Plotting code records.
******************************
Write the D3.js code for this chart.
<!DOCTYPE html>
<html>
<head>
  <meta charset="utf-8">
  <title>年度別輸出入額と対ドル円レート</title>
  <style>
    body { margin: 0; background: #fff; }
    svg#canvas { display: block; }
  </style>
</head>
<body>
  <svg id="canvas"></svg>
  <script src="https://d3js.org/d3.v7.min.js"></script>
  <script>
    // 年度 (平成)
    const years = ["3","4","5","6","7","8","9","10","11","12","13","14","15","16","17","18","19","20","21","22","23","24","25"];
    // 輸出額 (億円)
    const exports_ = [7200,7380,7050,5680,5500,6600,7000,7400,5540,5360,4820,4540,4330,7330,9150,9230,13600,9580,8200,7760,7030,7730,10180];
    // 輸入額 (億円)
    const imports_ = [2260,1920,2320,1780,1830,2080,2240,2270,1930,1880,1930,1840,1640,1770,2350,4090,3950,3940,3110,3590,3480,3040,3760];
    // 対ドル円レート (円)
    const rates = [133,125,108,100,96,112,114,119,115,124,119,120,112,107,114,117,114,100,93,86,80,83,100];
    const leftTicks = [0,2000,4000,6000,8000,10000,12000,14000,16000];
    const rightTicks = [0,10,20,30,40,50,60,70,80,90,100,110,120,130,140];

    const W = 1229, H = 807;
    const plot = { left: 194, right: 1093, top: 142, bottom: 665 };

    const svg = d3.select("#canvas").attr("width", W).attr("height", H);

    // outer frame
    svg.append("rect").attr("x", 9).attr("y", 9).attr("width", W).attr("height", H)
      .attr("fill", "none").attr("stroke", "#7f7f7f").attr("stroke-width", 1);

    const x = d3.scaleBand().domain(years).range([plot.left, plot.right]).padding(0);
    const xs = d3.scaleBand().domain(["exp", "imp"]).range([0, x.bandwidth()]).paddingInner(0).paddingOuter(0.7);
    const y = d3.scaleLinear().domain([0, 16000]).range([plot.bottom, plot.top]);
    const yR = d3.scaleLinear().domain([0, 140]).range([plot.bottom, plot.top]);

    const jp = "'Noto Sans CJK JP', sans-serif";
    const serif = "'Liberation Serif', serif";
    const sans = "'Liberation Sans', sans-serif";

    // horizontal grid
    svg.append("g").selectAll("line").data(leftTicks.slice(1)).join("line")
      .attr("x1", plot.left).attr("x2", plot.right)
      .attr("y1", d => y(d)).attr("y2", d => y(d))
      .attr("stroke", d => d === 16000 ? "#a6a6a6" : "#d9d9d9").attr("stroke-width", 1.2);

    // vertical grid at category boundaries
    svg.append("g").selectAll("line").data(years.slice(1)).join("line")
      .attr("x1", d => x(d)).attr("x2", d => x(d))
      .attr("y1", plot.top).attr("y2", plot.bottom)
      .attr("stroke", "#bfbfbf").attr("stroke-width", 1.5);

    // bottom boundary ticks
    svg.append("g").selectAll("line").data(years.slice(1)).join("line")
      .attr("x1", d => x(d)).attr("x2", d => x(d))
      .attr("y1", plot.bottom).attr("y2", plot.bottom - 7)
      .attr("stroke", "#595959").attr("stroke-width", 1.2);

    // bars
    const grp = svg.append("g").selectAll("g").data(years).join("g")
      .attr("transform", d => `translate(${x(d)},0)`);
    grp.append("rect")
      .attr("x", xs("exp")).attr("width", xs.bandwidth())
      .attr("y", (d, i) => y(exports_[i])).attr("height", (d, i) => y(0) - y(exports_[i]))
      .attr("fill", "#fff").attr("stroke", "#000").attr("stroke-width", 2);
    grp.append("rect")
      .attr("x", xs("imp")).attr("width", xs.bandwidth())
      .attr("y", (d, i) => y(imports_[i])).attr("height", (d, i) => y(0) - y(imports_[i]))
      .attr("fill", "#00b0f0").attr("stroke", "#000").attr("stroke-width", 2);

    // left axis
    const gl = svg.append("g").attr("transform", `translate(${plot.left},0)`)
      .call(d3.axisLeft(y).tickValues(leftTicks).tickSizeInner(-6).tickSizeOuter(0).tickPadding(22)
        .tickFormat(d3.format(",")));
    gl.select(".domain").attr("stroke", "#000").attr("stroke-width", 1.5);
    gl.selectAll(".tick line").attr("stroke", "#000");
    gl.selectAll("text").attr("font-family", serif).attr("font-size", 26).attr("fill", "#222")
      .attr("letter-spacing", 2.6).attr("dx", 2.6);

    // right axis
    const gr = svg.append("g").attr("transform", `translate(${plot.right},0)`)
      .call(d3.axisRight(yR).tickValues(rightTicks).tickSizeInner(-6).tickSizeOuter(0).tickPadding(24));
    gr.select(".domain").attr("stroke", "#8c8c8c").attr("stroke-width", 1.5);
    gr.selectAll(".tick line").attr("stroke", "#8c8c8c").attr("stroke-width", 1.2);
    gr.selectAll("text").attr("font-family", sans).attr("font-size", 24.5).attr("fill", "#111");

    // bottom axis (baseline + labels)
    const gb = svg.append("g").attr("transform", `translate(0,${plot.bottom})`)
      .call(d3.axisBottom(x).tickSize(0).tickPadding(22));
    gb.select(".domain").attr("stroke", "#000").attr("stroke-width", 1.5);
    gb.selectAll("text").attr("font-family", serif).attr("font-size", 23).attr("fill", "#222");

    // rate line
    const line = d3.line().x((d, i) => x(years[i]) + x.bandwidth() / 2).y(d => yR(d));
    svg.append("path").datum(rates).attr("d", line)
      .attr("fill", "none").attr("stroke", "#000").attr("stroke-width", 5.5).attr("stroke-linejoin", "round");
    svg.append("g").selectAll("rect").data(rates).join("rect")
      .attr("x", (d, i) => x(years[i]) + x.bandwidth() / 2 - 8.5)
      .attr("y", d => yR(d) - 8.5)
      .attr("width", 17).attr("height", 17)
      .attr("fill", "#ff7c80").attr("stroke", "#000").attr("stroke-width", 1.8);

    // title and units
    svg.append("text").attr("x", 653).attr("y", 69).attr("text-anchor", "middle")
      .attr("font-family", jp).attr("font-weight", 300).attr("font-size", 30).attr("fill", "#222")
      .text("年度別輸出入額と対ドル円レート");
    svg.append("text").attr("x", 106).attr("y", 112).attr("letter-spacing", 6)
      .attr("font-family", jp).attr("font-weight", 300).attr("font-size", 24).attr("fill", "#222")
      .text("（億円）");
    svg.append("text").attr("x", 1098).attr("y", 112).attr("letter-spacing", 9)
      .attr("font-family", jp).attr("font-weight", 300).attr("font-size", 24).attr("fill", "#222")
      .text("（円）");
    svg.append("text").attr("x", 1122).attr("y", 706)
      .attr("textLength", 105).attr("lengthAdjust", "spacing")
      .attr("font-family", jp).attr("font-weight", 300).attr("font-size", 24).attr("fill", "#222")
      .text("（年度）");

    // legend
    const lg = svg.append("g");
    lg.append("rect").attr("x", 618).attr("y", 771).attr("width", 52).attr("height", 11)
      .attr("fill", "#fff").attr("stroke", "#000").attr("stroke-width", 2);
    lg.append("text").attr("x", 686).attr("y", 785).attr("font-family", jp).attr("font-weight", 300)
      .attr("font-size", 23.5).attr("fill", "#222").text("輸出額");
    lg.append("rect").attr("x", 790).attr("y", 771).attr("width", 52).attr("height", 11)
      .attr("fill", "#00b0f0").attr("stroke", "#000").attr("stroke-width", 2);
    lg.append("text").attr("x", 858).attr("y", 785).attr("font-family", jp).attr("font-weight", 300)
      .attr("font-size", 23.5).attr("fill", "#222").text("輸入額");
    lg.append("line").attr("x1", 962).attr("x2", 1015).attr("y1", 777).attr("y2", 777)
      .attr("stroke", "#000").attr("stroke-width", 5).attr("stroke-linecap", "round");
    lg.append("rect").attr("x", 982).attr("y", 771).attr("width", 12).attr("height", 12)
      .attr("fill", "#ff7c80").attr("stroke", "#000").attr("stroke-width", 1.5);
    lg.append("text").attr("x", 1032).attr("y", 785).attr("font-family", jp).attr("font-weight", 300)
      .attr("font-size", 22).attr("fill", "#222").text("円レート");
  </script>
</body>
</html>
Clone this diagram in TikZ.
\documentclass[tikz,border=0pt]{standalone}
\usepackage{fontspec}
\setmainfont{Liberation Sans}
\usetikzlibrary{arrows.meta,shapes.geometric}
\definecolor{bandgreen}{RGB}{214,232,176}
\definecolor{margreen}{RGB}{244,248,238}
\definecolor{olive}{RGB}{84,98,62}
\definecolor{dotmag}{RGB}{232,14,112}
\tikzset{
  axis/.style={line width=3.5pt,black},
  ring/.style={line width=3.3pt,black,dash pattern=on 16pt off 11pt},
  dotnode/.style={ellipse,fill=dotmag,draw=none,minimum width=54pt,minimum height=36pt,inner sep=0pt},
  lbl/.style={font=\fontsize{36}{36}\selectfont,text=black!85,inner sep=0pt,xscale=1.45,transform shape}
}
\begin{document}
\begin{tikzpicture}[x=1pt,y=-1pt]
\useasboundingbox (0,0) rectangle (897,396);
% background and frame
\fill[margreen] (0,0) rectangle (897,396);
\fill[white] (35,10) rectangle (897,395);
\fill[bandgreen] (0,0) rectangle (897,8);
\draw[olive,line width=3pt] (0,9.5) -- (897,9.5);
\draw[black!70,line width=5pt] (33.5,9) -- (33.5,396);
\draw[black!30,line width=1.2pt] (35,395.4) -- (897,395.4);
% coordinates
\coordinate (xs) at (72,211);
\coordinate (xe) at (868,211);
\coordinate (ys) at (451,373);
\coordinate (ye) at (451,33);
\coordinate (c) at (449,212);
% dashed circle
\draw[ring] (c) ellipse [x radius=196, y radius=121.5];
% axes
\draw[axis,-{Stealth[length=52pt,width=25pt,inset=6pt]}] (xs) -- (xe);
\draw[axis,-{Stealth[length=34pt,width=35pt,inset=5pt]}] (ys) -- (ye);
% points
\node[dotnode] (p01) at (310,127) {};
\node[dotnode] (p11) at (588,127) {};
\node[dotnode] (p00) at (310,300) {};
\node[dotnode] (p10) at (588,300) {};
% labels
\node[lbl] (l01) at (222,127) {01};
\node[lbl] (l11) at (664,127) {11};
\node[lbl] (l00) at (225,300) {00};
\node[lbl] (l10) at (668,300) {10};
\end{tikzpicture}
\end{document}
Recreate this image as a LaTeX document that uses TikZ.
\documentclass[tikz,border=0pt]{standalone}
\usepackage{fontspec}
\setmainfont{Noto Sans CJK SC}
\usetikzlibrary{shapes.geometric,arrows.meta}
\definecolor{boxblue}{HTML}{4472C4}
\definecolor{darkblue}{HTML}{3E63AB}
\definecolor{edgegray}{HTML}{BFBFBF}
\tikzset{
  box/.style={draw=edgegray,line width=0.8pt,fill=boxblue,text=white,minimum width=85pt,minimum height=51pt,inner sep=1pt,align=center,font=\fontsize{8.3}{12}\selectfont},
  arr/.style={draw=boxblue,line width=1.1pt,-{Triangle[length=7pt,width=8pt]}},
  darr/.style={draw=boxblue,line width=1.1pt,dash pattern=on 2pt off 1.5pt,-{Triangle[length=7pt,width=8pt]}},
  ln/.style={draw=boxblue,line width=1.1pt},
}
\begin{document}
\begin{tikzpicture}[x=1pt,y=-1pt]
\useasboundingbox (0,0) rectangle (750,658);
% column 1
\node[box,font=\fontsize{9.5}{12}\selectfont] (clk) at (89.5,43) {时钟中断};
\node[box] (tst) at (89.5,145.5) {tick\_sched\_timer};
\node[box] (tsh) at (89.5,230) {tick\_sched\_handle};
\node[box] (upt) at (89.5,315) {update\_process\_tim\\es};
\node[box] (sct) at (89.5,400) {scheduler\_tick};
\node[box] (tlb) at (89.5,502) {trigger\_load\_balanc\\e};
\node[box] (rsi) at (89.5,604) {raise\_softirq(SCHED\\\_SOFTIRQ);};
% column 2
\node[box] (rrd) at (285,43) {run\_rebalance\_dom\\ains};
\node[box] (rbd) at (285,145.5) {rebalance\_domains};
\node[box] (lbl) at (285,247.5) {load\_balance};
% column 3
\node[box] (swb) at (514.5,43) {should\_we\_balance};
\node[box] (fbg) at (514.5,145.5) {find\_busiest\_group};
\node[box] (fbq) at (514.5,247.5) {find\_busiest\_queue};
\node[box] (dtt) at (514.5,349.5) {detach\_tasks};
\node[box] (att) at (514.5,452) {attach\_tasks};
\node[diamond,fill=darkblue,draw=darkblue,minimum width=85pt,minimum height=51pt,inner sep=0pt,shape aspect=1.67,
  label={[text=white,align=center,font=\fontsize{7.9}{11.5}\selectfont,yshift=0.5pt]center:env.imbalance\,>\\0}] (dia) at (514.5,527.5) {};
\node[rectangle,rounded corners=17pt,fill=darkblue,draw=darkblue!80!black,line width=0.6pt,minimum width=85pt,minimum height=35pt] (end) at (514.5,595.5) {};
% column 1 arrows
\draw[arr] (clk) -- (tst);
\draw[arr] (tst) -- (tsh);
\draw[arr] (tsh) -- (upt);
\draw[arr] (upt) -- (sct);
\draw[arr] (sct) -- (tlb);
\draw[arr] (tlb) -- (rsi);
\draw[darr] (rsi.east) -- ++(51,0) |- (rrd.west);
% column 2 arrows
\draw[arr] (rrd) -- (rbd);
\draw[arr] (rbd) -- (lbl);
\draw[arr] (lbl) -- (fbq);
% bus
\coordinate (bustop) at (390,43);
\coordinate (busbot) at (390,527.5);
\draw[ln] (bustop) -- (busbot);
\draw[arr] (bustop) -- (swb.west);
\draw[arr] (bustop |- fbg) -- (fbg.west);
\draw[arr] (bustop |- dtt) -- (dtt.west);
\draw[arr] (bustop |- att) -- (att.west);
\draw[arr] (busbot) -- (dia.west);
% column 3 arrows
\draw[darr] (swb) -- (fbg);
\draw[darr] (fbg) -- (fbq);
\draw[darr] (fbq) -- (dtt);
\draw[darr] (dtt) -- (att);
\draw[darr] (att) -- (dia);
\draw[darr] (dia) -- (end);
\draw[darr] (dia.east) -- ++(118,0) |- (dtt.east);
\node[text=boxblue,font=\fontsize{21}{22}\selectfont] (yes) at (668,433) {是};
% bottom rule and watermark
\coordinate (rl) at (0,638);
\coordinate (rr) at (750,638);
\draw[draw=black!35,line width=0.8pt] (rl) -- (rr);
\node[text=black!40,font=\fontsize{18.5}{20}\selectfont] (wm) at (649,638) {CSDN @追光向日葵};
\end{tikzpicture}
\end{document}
******************************
Brief. Copy each line of the data above that holds "this".

Right answer.
Write the D3.js code for this chart.
Clone this diagram in TikZ.
Recreate this image as a LaTeX document that uses TikZ.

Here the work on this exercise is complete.